Sheet Metal Alignment
Many gaps exceed accepted norms for any price class, though the later car shows signs of improvement. Where the hood meets the left fender on the newer car, the shapes are mismatched, suggesting either a stamping problem or an attempt to bend the hood to match. Shut either front door with the window rolled down, and it rattles. The earlier car also had an extra piece of weather stripping glued to the driver-side front window track. (This was the only example of obvious rework.)
Dash Air Vents
The appealingly spare look of the Model 3’s dash is made possible in part by the lack of normal air vents. The ducting that aims that narrow, nearly invisible cross-car vent is unique in the car business. The air exits vent horizontally and attach to the dash to strike occupants low on the torso. Aim the vents up via a touchscreen command, and a second column of air blows vertically out of the less obvious slit just ahead of the mostly horizontal wood strip.
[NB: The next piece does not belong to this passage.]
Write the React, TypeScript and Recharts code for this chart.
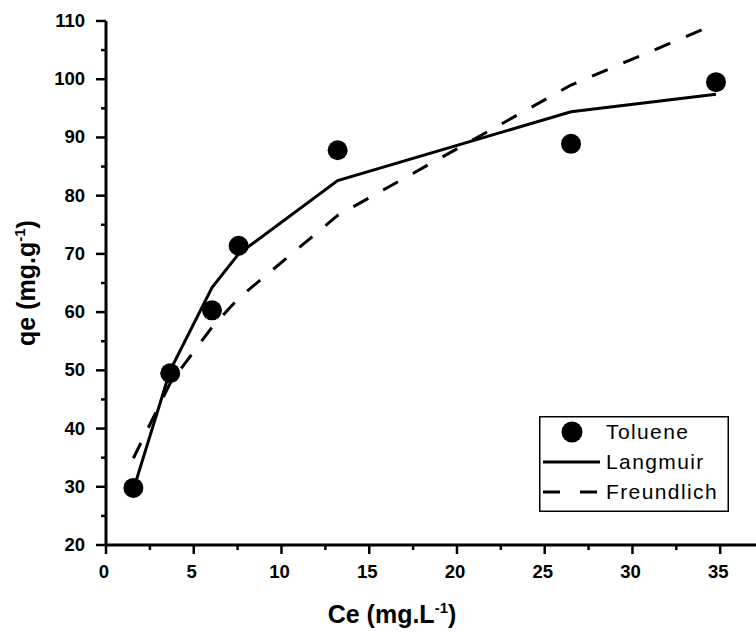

Depending on the velocity of this air, the main airflow aims upward a little or a lot.
Munro Closing Comments
Tesla nails the Silicon Valley electrical/electronic engineering better than any current competitor Munro has studied, and his team has scrutinized all the leaders. There’s also abundant and impressive innovation in this car. But its essential body structure and design-for-manufacturing engineering trail the industry. It might be time for Tesla to raid mainstream automakers’ senior mechanical and manufacturing engineering ranks.
Tesla Generic Comment
Since we began shipping Model 3 last year, we have been very focused on refining and tuning both part and body manufacturing processes. The result being that the standard deviation of all gaps and offsets across the entire car has improved, on average, by nearly 40%, with gap improvements visible in the trunk, rear lamps and rear quarter panel. Today, Model 3 panel gaps are competitive with Audi, BMW, and Mercedes models, but in the spirit of relentless improvement, we are working to make them even tighter.”
The U.S. government found Model S and Model X to have the lowest probability of injury of any cars it had ever tested, and Model 3 was designed with the same commitment to safety. While there’s always room for refinement of cost and mass, which we are already improving, electric cars have unique safety requirements to prevent intrusion into the battery, and Model 3 was also designed to meet the latest small overlap front crash requirements that other reference vehicles may not have. We stand behind our physical crash testing and our computer simulations of it, which have been remarkably accurate, and the safety that they demonstrate. The safety of our customers is more important than any other metric.